A good example of the contribution of the civilizations in the geography of Mesopotamia to the development of technology is the use of materials such as tiles and glass. In the archaeological excavations, items made of these two substances were unearthed. At the same time, metallurgy also continued its development in this region. The processing and transformation of copper and iron into useful objects paved the way for technological developments in the ongoing process.
Scientific Development in Mesopotamia
Mesopotamians introduced mathematics using the base 60 number system. Later, with this system, they achieved significant improvement in mathematics and reflected this to geometry. Today, the basis of the 60-based measurements of time, arc and angle is the number system used by the Mesopotamian peoples. The inventors of algebra, which has an important place in mathematics, were Mesopotamians. The origin of the word “algebra” lies in Mesopotamia.
Mesopotamians also defined the area of geometric objects such as square, rectangle, trapezoid; they knew how to calculate the volume of geometric objects such as prisms and cylinders. The Tales theorem, which is still used today for right triangles, was also known by the societies in the aforementioned geography. Thus, it is possible to say that Mesopotamians left a very important legacy to the development of mathematics and geometry by the civilizations that followed them, by revealing the basic concepts.

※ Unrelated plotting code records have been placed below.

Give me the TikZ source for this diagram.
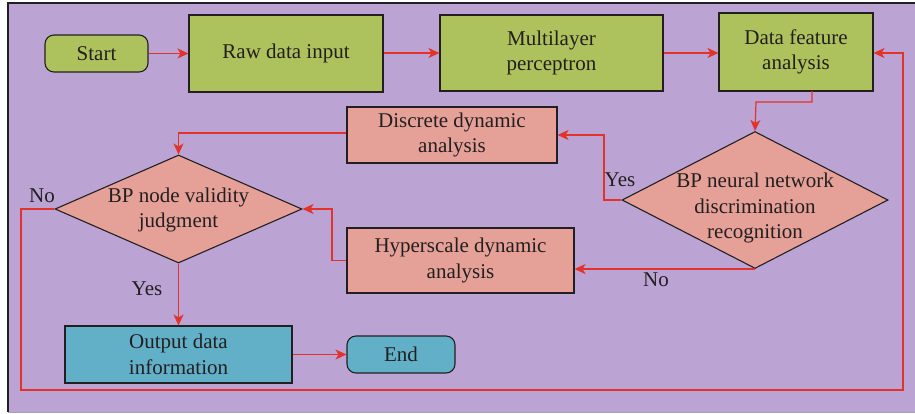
\documentclass[tikz,border=0pt]{standalone}
\usepackage{fontspec}
\setmainfont{Liberation Serif}
\usetikzlibrary{shapes.geometric,arrows.meta}
\definecolor{bgpurple}{HTML}{BBA4D3}
\definecolor{boxgreen}{HTML}{ADC25C}
\definecolor{boxpink}{HTML}{E5A198}
\definecolor{boxblue}{HTML}{62B0C8}
\definecolor{flowred}{HTML}{E2322A}
\definecolor{inkdark}{HTML}{231F20}
\newcommand{\chartfont}{\fontsize{21}{25.5}\selectfont}
\tikzset{
  base/.style={draw=inkdark, line width=1.1pt, text=inkdark, align=center,
    inner sep=0pt, font=\chartfont},
  greenbox/.style={base, rectangle, fill=boxgreen},
  pinkbox/.style={base, rectangle, fill=boxpink},
  bluebox/.style={base, rectangle, fill=boxblue},
  term/.style={base, rectangle, rounded corners=9pt},
  dia/.style={draw=inkdark, line width=1.1pt, fill=boxpink, diamond,
    inner sep=0pt, shape aspect=2},
  diatext/.style={text=inkdark, align=center, inner sep=0pt, font=\chartfont},
  flow/.style={draw=flowred, line width=1.2pt,
    -{Stealth[length=11pt,width=10pt,inset=3pt]}},
  lbl/.style={text=inkdark, inner sep=0pt, font=\chartfont}
}
\begin{document}
\begin{tikzpicture}[x=1pt,y=-1pt]
\useasboundingbox (0,0) rectangle (915,413);
% frame
\fill[bgpurple] (8,3) rectangle (915,412);
\draw[inkdark, line width=1.2pt] (8,412) -- (8,3) -- (915,3);
\draw[black!35, line width=1pt] (8,412) -- (915,412);

% top row
\node[term, fill=boxgreen, minimum width=103pt, minimum height=37pt] (start) at (96.5,53.5) {Start};
\node[greenbox, minimum width=194pt, minimum height=77pt] (raw) at (286,53.5) {Raw data input};
\node[greenbox, minimum width=223pt, minimum height=76pt] (mlp) at (551.5,53) {Multilayer\\perceptron};
\node[greenbox, minimum width=154pt, minimum height=78pt] (dfa) at (796,52) {Data feature\\analysis};

% decision on the right
\node[dia, minimum width=266pt, minimum height=137pt] (bpn) at (755,200) {};
\node[diatext] (bpntext) at (755,208) {BP neural network\\discrimination\\recognition};

% analysis boxes
\node[pinkbox, minimum width=210pt, minimum height=56pt] (disc) at (452,135) {Discrete dynamic\\analysis};
\node[pinkbox, minimum width=227pt, minimum height=65pt] (hyper) at (460.5,260.5) {Hyperscale dynamic\\analysis};

% validity decision
\node[dia, minimum width=247pt, minimum height=108pt] (val) at (178.5,209) {};
\node[diatext] (valtext) at (178.5,210) {BP node validity\\judgment};

% bottom row
\node[bluebox, minimum width=227pt, minimum height=57pt] (out) at (178.5,354.5) {Output data\\information};
\node[term, fill=boxblue, minimum width=108pt, minimum height=37pt] (end) at (401,354.5) {End};

% connectors
\coordinate (loopa) at (21,209);
\coordinate (loopb) at (21,390);
\coordinate (loopc) at (903,390);
\coordinate (loopd) at (903,53);

\draw[flow] (start) -- (raw);
\draw[flow] (raw.east |- 0,53) -- (mlp.west |- 0,53);
\draw[flow] (mlp.east |- 0,53) -- (dfa.west |- 0,53);
\draw[flow] (812,91) |- (756,102) -- (bpn.north);
\draw[flow] (bpn.west) -| (604,135) -- (disc.east);
\draw[flow] (disc.west |- 0,133) -| (val.north);
\draw[flow] (bpn.south) -- (hyper.east |- bpn.south);
\draw[flow] (hyper.west) -| (332,209) -- (val.east);
\draw[flow] (val.south) -- (out.north);
\draw[flow] (out) -- (end);
\draw[flow] (val.west) -- (loopa) -- (loopb) -- (loopc) -- (loopd) -- (dfa.east |- loopd);

% branch labels
\node[lbl] (yes1) at (620,180) {Yes};
\node[lbl] (no1) at (656,280) {No};
\node[lbl] (yes2) at (147,289) {Yes};
\node[lbl] (no2) at (42,196) {No};
\end{tikzpicture}
\end{document}
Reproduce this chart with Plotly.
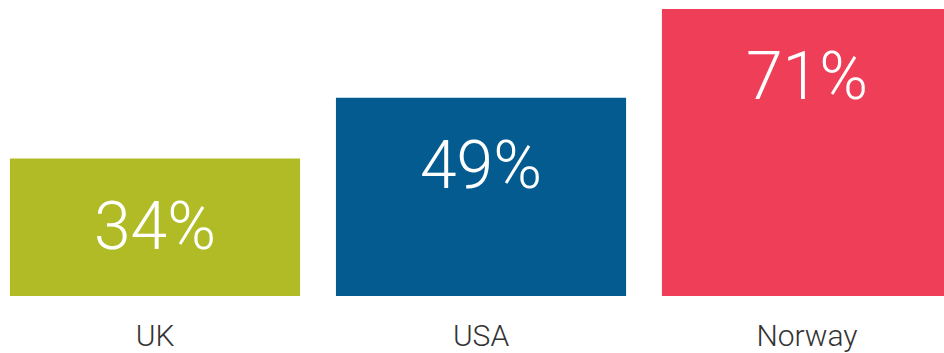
import plotly.graph_objects as go

# Share by country
countries = ["UK", "USA", "Norway"]
shares = [34, 49, 71]
colors = ["#B0BB25", "#035B8F", "#EE3E58"]

fig = go.Figure(
    go.Bar(
        x=countries,
        y=shares,
        width=0.89,
        marker=dict(color=colors, line=dict(width=0)),
        hoverinfo="skip",
    )
)

# Value labels placed just inside the top of each bar
for c, v in zip(countries, shares):
    fig.add_annotation(
        x=c, y=v, text=f"{v}%", showarrow=False,
        yanchor="top", yshift=-27,
        font=dict(family="Roboto", size=66, color="white", weight=300),
    )

fig.update_layout(
    width=944, height=353,
    margin=dict(l=0, r=0, t=0, b=57),
    paper_bgcolor="white", plot_bgcolor="white",
    showlegend=False,
    xaxis=dict(
        range=[-0.4755, 2.4202], showgrid=False, zeroline=False, showline=False,
        ticks="", ticklabelstandoff=19,
        tickfont=dict(family="Roboto", size=30, color="#333333", weight=300),
    ),
    yaxis=dict(range=[0, 73.2], visible=False, fixedrange=True),
)

fig.write_html("out.html")
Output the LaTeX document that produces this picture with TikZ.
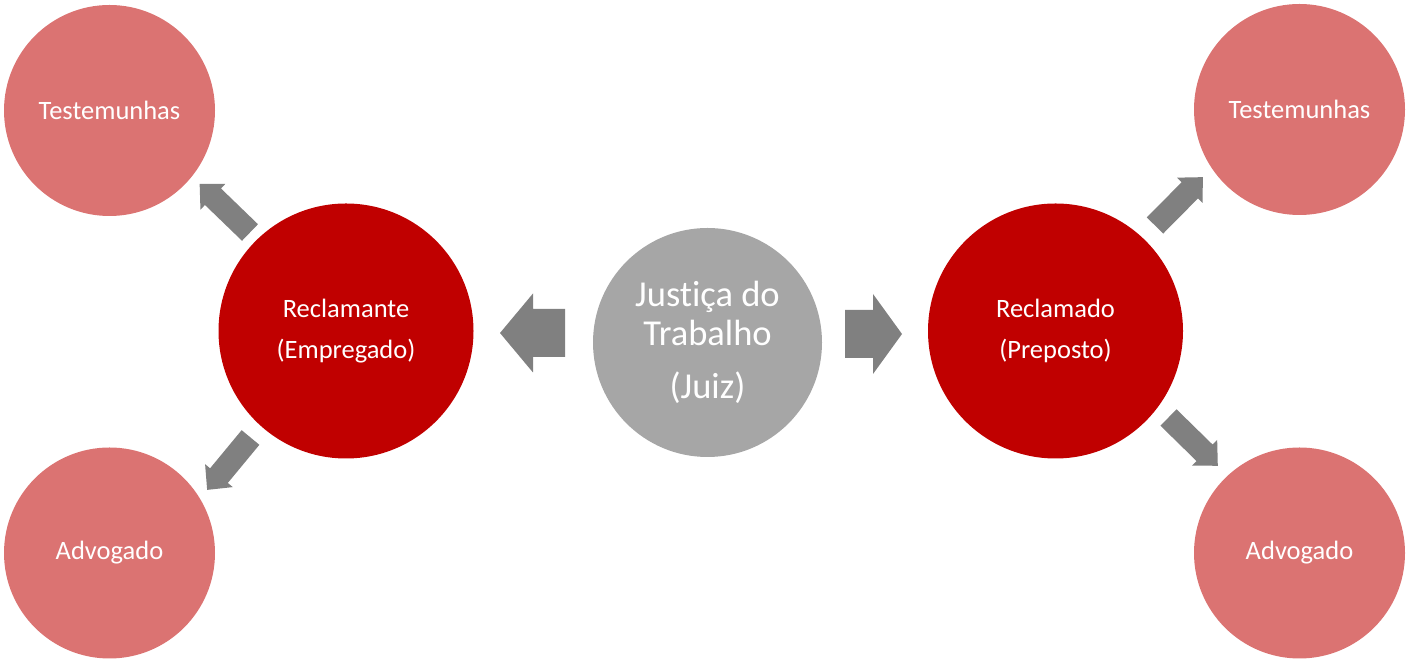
\documentclass[tikz,border=0pt]{standalone}
\usepackage{fontspec}
\setmainfont[Ligatures=NoCommon]{Carlito}
\definecolor{lightred}{HTML}{DB7372}
\definecolor{darkred}{HTML}{C00000}
\definecolor{judgegray}{HTML}{A6A6A6}
\definecolor{arrowgray}{HTML}{808080}
\newcommand{\blockarr}[7]{%
  \fill[blockarrow, shift={(#1,#2)}, rotate=#3]
    (0,-#5) -- (#4-#7,-#5) -- (#4-#7,-#6) -- (#4,0) -- (#4-#7,#6) -- (#4-#7,#5) -- (0,#5) -- cycle;}
\begin{document}
\begin{tikzpicture}[x=1pt,y=1pt,
  party/.style={circle, draw=none, inner sep=0pt, text=white, align=center,
    font=\fontsize{26.5}{41}\selectfont},
  helper/.style={party, fill=lightred, minimum size=211pt},
  mainparty/.style={party, fill=darkred, minimum size=255pt},
  judge/.style={party, fill=judgegray, minimum size=229pt, font=\fontsize{36.5}{39}\selectfont},
  blockarrow/.style={fill=arrowgray}]
\useasboundingbox (0,0) rectangle (1409,663);
\node[helper] (tl) at (109.5,552.5) {Testemunhas};
\node[helper] (bl) at (109.5,110) {Advogado};
\node[mainparty] (rec) at (346,332) {Reclamante\\(Empregado)};
\node[judge] (juiz) at (707.5,320.5) {Justi\kern0pt ça do\\Trabalho\\[14pt](Juiz)};
\node[mainparty] (rdo) at (1055.5,332) {Reclamado\\(Preposto)};
\node[helper] (tr) at (1299.5,553.5) {Testemunhas};
\node[helper] (br) at (1299.5,110) {Advogado};
% big arrows
\blockarr{565}{330}{180}{65}{24}{39.5}{33}
\blockarr{845}{329}{0}{57}{24}{40}{29}
% small arrows
\blockarr{250}{430.5}{136}{70}{11.5}{18}{18.5}
\blockarr{250.5}{225.5}{230.4}{68}{11.5}{18}{18.5}
\blockarr{1155}{437.5}{45.3}{68}{11.5}{18}{18.5}
\blockarr{1168.5}{245.5}{-44.4}{69}{11.5}{18}{18.5}
\end{tikzpicture}
\end{document}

The scientific activities of the people of the region are not limited to mathematics and geometry. Mesopotamian astronomy is also a highly developed branch of science. The first society to observe Venus in 1600 BC was again the Mesopotamians. In addition, they invented an instrument called “Polos” and were able to detect the daily movements of the Sun, the solstice and tropic times through this instrument. Astronomical observations have also shown themselves in separating the day into certain times. The Babylonians, another civilization from Mesopotamia, divided the day into twelve parts of two hours each. The Assyrians, another civilization in the same geography, draws attention as the civilization that gave the names of April, July, September and February.
Another branch of science dealing with Mesopotamian peoples is medicine. Medical science in the region was in the hands of the priestly class. The priests would detect the signs of the disease and make predictions about the development of the disease. Among the priests, there was also a section who thought that they could cure diseases with magic. However, the activities that would form the basis of today’s modern medicine were also practiced in this period.
As a result, Mesopotamia should not only be considered as the center where humanity emerged and the first settled civilizations were established, but also as a geography where science and technology developed rapidly. The above-mentioned activities of the Mesopotamians also directly affected the societies that would continue to establish civilizations after them. This interaction accelerated over time and spread all over the world.